Together, Fonsi and Ender fleshed out the idea with a Cumbia-style feel, writing lyrics that reflected the blossoming of an uber-passionate—and respectful—love affair. The lyric for the first verse leading into the first chorus demonstrate that. Here they are in the original Spanish with an English translation:
Oh, tú, tú eres el imán y yo soy el metal
Me voy acercando y voy armando el plan
Solo con pensarlo se acelera el pulso (oh yeah)
Quiero respirar tu cuello despacito
Deja que te diga cosas al oído
Para que te acuerdes si no estás conmigo
Quiero desnudarte a besos despacito
Firmar las paredes de tu laberinto
Y hacer de tu cuerpo todo un manuscrito (sube, sube, sube)
(Sube, sube) Oh
You, you’re the magnet and I’m the metal
I am getting closer and making a plan
Simply thinking about it makes my heart race (Oh yeah)
I want to breathe in your neck slowly
Let me murmur things in your ear
So that you remember if you’re not with me
I want to undress you in kisses slowly
Firmly in the walls of your labyrinth
And of your body, I want to create a manuscript
Up, up, up
Certainly celebrating the physical magnetism of an impassioned connection, Fonsi and Ender went through great lengths to get the tonality exactly where they wanted it. “I told him, ‘Why don’t we talk about a man who is trying to get to a woman in a very nice way?’” Ender explained. “This genre is normally very aggressive towards women, but this song is very respectful.”
Once they had all the bones in place, Fonsi took the song to his producers, Andrés Torres and Mauricio Rengifo, who swapped out the Cumbia feel for a stronger beat, more akin to reggaeton. With that brewing, the team decided to bring in a featured artist to up the ante—Daddy Yankee, the “King of Reggaeton,” was an obvious choice. Fonsi called him up, he said yes, he did his part, they reworked the tune a bit to incorporate the new ideas, and just like that, the original version of “Despacito” was born.

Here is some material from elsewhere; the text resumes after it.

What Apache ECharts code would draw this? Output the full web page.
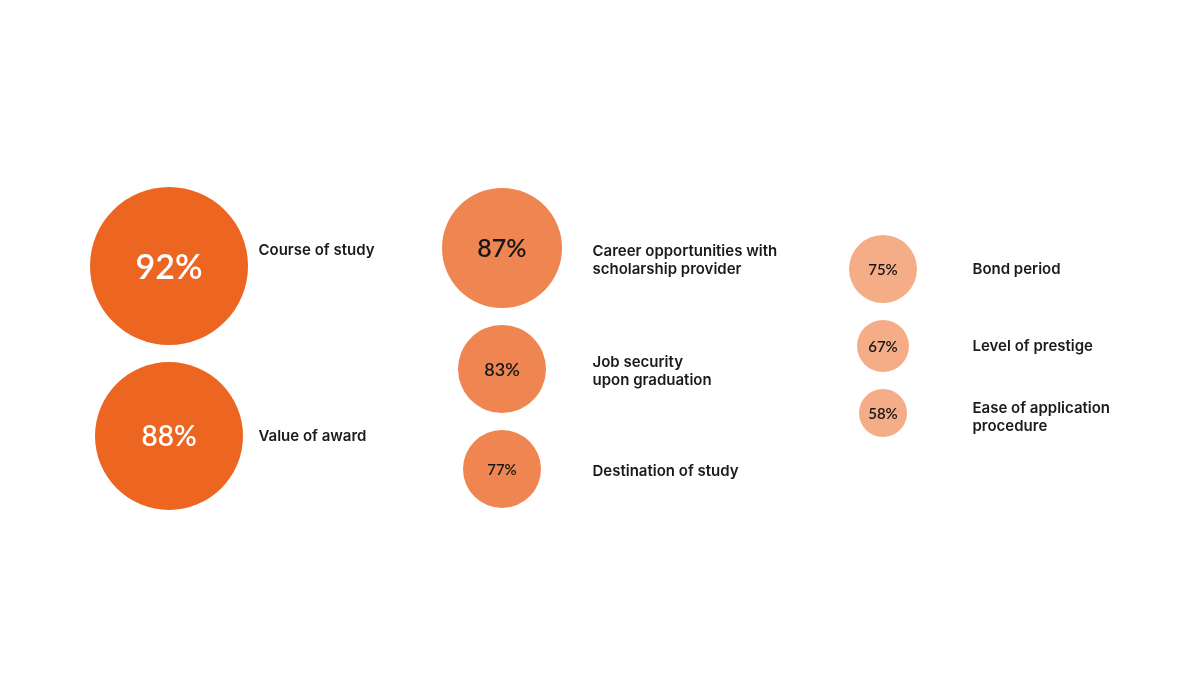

Hitting DSPs on January 12, 2017, within just a few months the song was a major hit throughout Latin America… which is how it got on the radar of Justin Bieber. At a club in Columbia, the Canadian pop star heard it and saw how powerful the reaction from the crowd was—just a few days later, his team got Fonsi on the phone with the idea for a remix.
“I was like ‘Yeah, let’s go for it!’” Fonsi said. “We sent him the session and they were like ‘Yeah, he’s going to record it tonight—he knows what he wants to do and he’s just going to do it.’ I was like ‘Cool! Send us whatever he does, let’s see what happens.’ The next night, I got his version—I was thinking that he was going to do an English version. I hear it and there’s a new verse in the beginning, but when the chorus starts, it’s ‘Despacito, Quiero respirar tu cuello despacito.’ I was like, ‘What? That’s gold!’ He didn’t really change it up, he just added the right ingredients, which took the song to the next level.”
That was the point where “Despacito” really started taking off worldwide—it reached No. 1 in 47 countries, smashing records and breaking down barriers for Latin artists. Since 2017, Daddy Yankee has remained in the upper echelon of the international music scene, at times being the most-streamed artist in the world—joining him are other Latin pop and reggaeton stars, like J. Balvin, Bad Bunny, Karol G, Nicky Jam, and more. Even in the non-Latin pop world, reggaeton and other styles have become incorporated into the everyday vernacular of producers of all stripes.
“It wouldn’t be much of an exaggeration to say that the dembow rhythm found in reggaeton has become the foundation of most modern pop,” Emile Figgins, an engineer for Nashville’s Sound Emporium studio, said. “Rihanna laid an early foundation with tropical house and Dancehall stuff, but now after ‘Despacito,’ you can see those influences in everything from Ed Sheeran to Ariana Grande, Dua Lipa and more. ‘Despacito’ wasn’t a freak hit—it was the natural next step for all of this energy.”
For his part, Fonsi is incredibly proud of what he and his team accomplished. “I’m mostly proud of the fact that I was part of a song that really broke the language barrier,” he said. “I’m still shocked. There are people in Russia singing and dancing to this song, even though we’re so different culturally. I think that it’s so beautiful that everyone can love this song.”